Given information -
'''
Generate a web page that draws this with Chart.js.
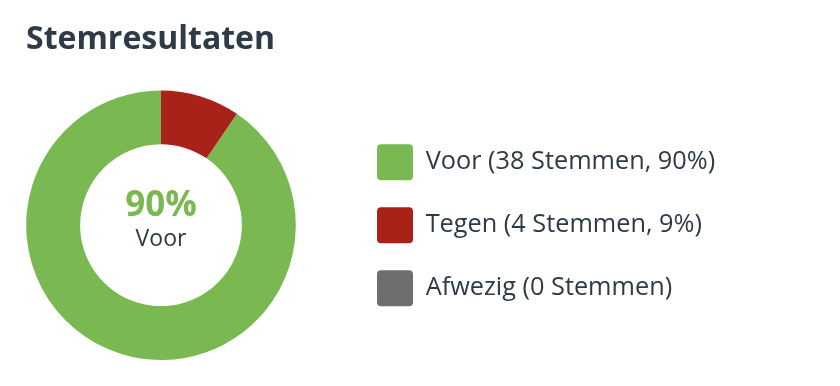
<!DOCTYPE html>
<html>
<head>
<meta charset="utf-8">
<script src="https://cdn.jsdelivr.net/npm/chart.js@4.4.1/dist/chart.umd.min.js"></script>
<style>
  html, body { margin: 0; padding: 0; background: #fff; }
  #wrap { width: 840px; height: 386px; position: relative; }
</style>
</head>
<body>
<div id="wrap"><canvas id="stemChart"></canvas></div>
<script>
var categories = ["Voor", "Tegen", "Afwezig"];
var votes = [38, 4, 0];
var colors = ['#7ab951', '#a8221a', '#6e6e6e'];
var textColor = '#2e3a46';

var total = votes.reduce(function (a, b) { return a + b; }, 0);

function pct(v) {
    return Math.floor(v / total * 100);
}

// legend texts, like "Voor (38 Stemmen, 90%)"
var legendTexts = categories.map(function (name, i) {
    var v = votes[i];
    return name + ' (' + v + ' Stemmen' + (v > 0 ? ', ' + pct(v) + '%' : '') + ')';
});

// the "Tegen" slice starts at 12 o'clock, so turn the ring by its angle
var rotation = votes[1] / total * 360;

// extra room between the ring and the legend
var legendGap = 54;
var gapPlugin = {
    id: 'legendGap',
    beforeInit: function (chart) {
        var fit = chart.legend.fit;
        chart.legend.fit = function () {
            fit.bind(chart.legend)();
            this.width += legendGap;
        };
    },
    afterLayout: function (chart) {
        // move the items back right and don't clip the long labels
        chart.legend.left += legendGap;
        chart.legend.right = chart.width;
    }
};

// big percentage in the hole
var centerText = {
    id: 'centerText',
    afterDraw: function (chart) {
        var arc = chart.getDatasetMeta(0).data[0];
        if (!arc) return;
        var ctx = chart.ctx;
        ctx.save();
        ctx.textAlign = 'center';
        ctx.textBaseline = 'alphabetic';
        ctx.fillStyle = colors[0];
        ctx.font = 'bold 35px "Open Sans"';
        ctx.fillText(pct(votes[0]) + '%', arc.x, arc.y - 9);
        ctx.fillStyle = textColor;
        ctx.font = '23px "Open Sans"';
        ctx.fillText(categories[0], arc.x, arc.y + 21);
        ctx.restore();
    }
};

function drawChart() {
    new Chart(document.getElementById('stemChart'), {
        type: 'doughnut',
        data: {
            labels: legendTexts,
            datasets: [{
                data: votes,
                backgroundColor: colors,
                borderWidth: 0,
                hoverBorderWidth: 0,
                hoverOffset: 0
            }]
        },
        options: {
            responsive: true,
            maintainAspectRatio: false,
            animation: false,
            cutout: '60%',
            rotation: rotation,
            layout: {
                padding: { left: 26, right: 166, top: 0, bottom: 26 }
            },
            plugins: {
                title: {
                    display: true,
                    text: 'Stemresultaten',
                    align: 'start',
                    color: textColor,
                    font: { family: 'Open Sans', size: 32, weight: 'bold' },
                    padding: { top: 21, bottom: 31 }
                },
                legend: {
                    position: 'right',
                    fullSize: false,
                    labels: {
                        boxWidth: 36,
                        boxHeight: 36,
                        padding: 27,
                        useBorderRadius: true,
                        borderRadius: 4,
                        color: textColor,
                        font: { family: 'Open Sans', size: 25.3 }
                    }
                },
                tooltip: { enabled: false }
            }
        },
        plugins: [gapPlugin, centerText]
    });
}

// make sure Open Sans is ready before the legend measures its text
Promise.all([
    document.fonts.load('25px "Open Sans"'),
    document.fonts.load('bold 32px "Open Sans"')
]).then(drawChart, drawChart);
</script>
</body>
</html>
'''
Written exercise - In the copy, include no pictures; restate the listing above exactly.

Reply -
Generate a web page that draws this with Chart.js.
<!DOCTYPE html>
<html>
<head>
<meta charset="utf-8">
<script src="https://cdn.jsdelivr.net/npm/chart.js@4.4.1/dist/chart.umd.min.js"></script>
<style>
  html, body { margin: 0; padding: 0; background: #fff; }
  #wrap { width: 840px; height: 386px; position: relative; }
</style>
</head>
<body>
<div id="wrap"><canvas id="stemChart"></canvas></div>
<script>
var categories = ["Voor", "Tegen", "Afwezig"];
var votes = [38, 4, 0];
var colors = ['#7ab951', '#a8221a', '#6e6e6e'];
var textColor = '#2e3a46';

var total = votes.reduce(function (a, b) { return a + b; }, 0);

function pct(v) {
    return Math.floor(v / total * 100);
}

// legend texts, like "Voor (38 Stemmen, 90%)"
var legendTexts = categories.map(function (name, i) {
    var v = votes[i];
    return name + ' (' + v + ' Stemmen' + (v > 0 ? ', ' + pct(v) + '%' : '') + ')';
});

// the "Tegen" slice starts at 12 o'clock, so turn the ring by its angle
var rotation = votes[1] / total * 360;

// extra room between the ring and the legend
var legendGap = 54;
var gapPlugin = {
    id: 'legendGap',
    beforeInit: function (chart) {
        var fit = chart.legend.fit;
        chart.legend.fit = function () {
            fit.bind(chart.legend)();
            this.width += legendGap;
        };
    },
    afterLayout: function (chart) {
        // move the items back right and don't clip the long labels
        chart.legend.left += legendGap;
        chart.legend.right = chart.width;
    }
};

// big percentage in the hole
var centerText = {
    id: 'centerText',
    afterDraw: function (chart) {
        var arc = chart.getDatasetMeta(0).data[0];
        if (!arc) return;
        var ctx = chart.ctx;
        ctx.save();
        ctx.textAlign = 'center';
        ctx.textBaseline = 'alphabetic';
        ctx.fillStyle = colors[0];
        ctx.font = 'bold 35px "Open Sans"';
        ctx.fillText(pct(votes[0]) + '%', arc.x, arc.y - 9);
        ctx.fillStyle = textColor;
        ctx.font = '23px "Open Sans"';
        ctx.fillText(categories[0], arc.x, arc.y + 21);
        ctx.restore();
    }
};

function drawChart() {
    new Chart(document.getElementById('stemChart'), {
        type: 'doughnut',
        data: {
            labels: legendTexts,
            datasets: [{
                data: votes,
                backgroundColor: colors,
                borderWidth: 0,
                hoverBorderWidth: 0,
                hoverOffset: 0
            }]
        },
        options: {
            responsive: true,
            maintainAspectRatio: false,
            animation: false,
            cutout: '60%',
            rotation: rotation,
            layout: {
                padding: { left: 26, right: 166, top: 0, bottom: 26 }
            },
            plugins: {
                title: {
                    display: true,
                    text: 'Stemresultaten',
                    align: 'start',
                    color: textColor,
                    font: { family: 'Open Sans', size: 32, weight: 'bold' },
                    padding: { top: 21, bottom: 31 }
                },
                legend: {
                    position: 'right',
                    fullSize: false,
                    labels: {
                        boxWidth: 36,
                        boxHeight: 36,
                        padding: 27,
                        useBorderRadius: true,
                        borderRadius: 4,
                        color: textColor,
                        font: { family: 'Open Sans', size: 25.3 }
                    }
                },
                tooltip: { enabled: false }
            }
        },
        plugins: [gapPlugin, centerText]
    });
}

// make sure Open Sans is ready before the legend measures its text
Promise.all([
    document.fonts.load('25px "Open Sans"'),
    document.fonts.load('bold 32px "Open Sans"')
]).then(drawChart, drawChart);
</script>
</body>
</html>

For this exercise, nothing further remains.